[Source code of charts]
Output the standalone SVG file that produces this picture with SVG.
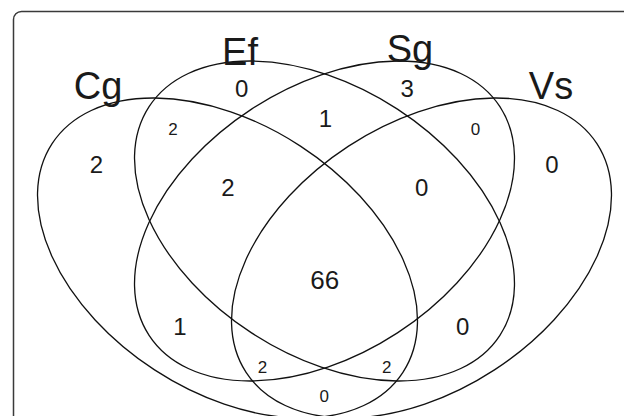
<svg xmlns="http://www.w3.org/2000/svg" width="624" height="416" viewBox="0 0 624 416">
  <style>
    .frame { fill: none; stroke: #3a3a3a; stroke-width: 1.5; }
    .set { fill: none; stroke: #111; stroke-width: 1.3; }
    text { font-family: "Liberation Sans", Arial, Helvetica, sans-serif; fill: #1a1a1a; text-anchor: middle; }
    .lbl { font-size: 38px; }
    .num { font-size: 24px; }
    .big { font-size: 26px; }
    .sm { font-size: 17px; }
  </style>
  <rect width="624" height="416" fill="#ffffff"/>
  <rect class="frame" x="13.5" y="11.5" width="700" height="500" rx="8" ry="8"/>

  <g id="set-Cg">
    <ellipse class="set" cx="227.5" cy="258" rx="209.4" ry="133.6" transform="rotate(33.1 227.5 258)"/>
    <text class="lbl" x="98" y="99">Cg</text>
  </g>
  <g id="set-Ef">
    <ellipse class="set" cx="324.5" cy="221" rx="209.4" ry="133.6" transform="rotate(33.1 324.5 221)"/>
    <text class="lbl" x="240" y="65">Ef</text>
  </g>
  <g id="set-Sg">
    <ellipse class="set" cx="324.5" cy="221" rx="209.4" ry="133.6" transform="rotate(-33.1 324.5 221)"/>
    <text class="lbl" x="410" y="62">Sg</text>
  </g>
  <g id="set-Vs">
    <ellipse class="set" cx="421.5" cy="258" rx="209.4" ry="133.6" transform="rotate(-33.1 421.5 258)"/>
    <text class="lbl" x="551" y="99">Vs</text>
  </g>

  <g id="counts">
    <text class="num" x="96.5" y="173">2</text>
    <text class="num" x="241.7" y="96.7">0</text>
    <text class="num" x="407.3" y="97.3">3</text>
    <text class="num" x="552" y="173">0</text>
    <text class="sm" x="173" y="135">2</text>
    <text class="sm" x="475.5" y="135">0</text>
    <text class="num" x="325.5" y="127">1</text>
    <text class="num" x="228" y="196">2</text>
    <text class="num" x="421.7" y="196">0</text>
    <text class="big" x="324.7" y="289.3">66</text>
    <text class="num" x="180" y="334.7">1</text>
    <text class="num" x="462.7" y="335.3">0</text>
    <text class="sm" x="262.5" y="373">2</text>
    <text class="sm" x="386.7" y="373">2</text>
    <text class="sm" x="324.3" y="402">0</text>
  </g>
</svg>
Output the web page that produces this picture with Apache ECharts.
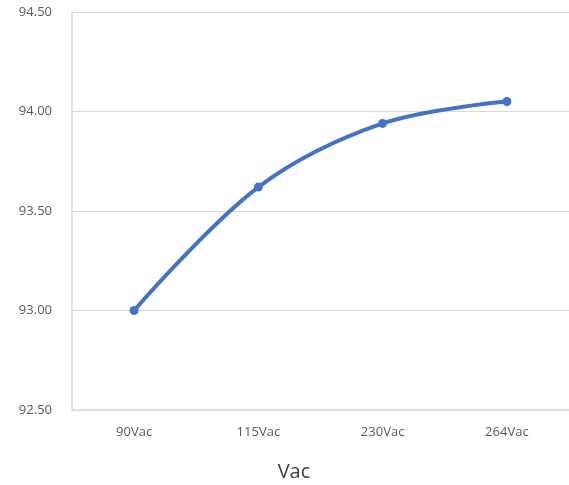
<!DOCTYPE html>
<html><head><meta charset="utf-8">
<script src="https://cdn.jsdelivr.net/npm/echarts@6/dist/echarts.min.js"></script>
<style>html,body{margin:0;padding:0;background:#fff;overflow:hidden;}#c{width:569px;height:485px;}</style>
</head><body><div id="c"></div>
<script>
var categories = ['90Vac', '115Vac', '230Vac', '264Vac'];
var values = [93.00, 93.62, 93.94, 94.05];
var yTicks = { min: 92.5, max: 94.5, interval: 0.5 };
var xName = 'Vac';

var chart = echarts.init(document.getElementById('c'), null, { renderer: 'canvas' });
chart.setOption({
  animation: false,
  backgroundColor: '#fff',
  grid: { left: 72, width: 509, top: 12, height: 398, containLabel: false },
  xAxis: {
    type: 'category', data: categories, boundaryGap: true,
    axisLine: { lineStyle: { color: '#d9d9d9', width: 1.5 } },
    axisTick: { show: false },
    axisLabel: { fontSize: 13, color: '#595959', margin: 16, fontFamily: 'Open Sans' }
  },
  yAxis: {
    type: 'value', min: yTicks.min, max: yTicks.max, interval: yTicks.interval,
    axisLine: { show: true, lineStyle: { color: '#d9d9d9', width: 1.5 } },
    axisTick: { show: false },
    splitLine: { lineStyle: { color: '#d9d9d9', width: 1.2 } },
    axisLabel: { fontSize: 13, color: '#595959', margin: 20, fontFamily: 'Open Sans',
      formatter: function (v) { return v.toFixed(2); } }
  },
  graphic: [{
    type: 'text', x: 294, y: 472,
    style: { text: xName, textAlign: 'center', textVerticalAlign: 'middle',
      font: '20px "Open Sans"', fill: '#404040' }
  }],
  series: [{
    type: 'line', data: values, smooth: 0.35,
    symbol: 'circle', symbolSize: 9,
    lineStyle: { color: '#4472C4', width: 4 },
    itemStyle: { color: '#4472C4' }
  }]
});
</script></body></html>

PROBLEM DETAILS » Which lines contain "this"? Show each of them.

TASK ANSWER »
Output the standalone SVG file that produces this picture with SVG.
Output the web page that produces this picture with Apache ECharts.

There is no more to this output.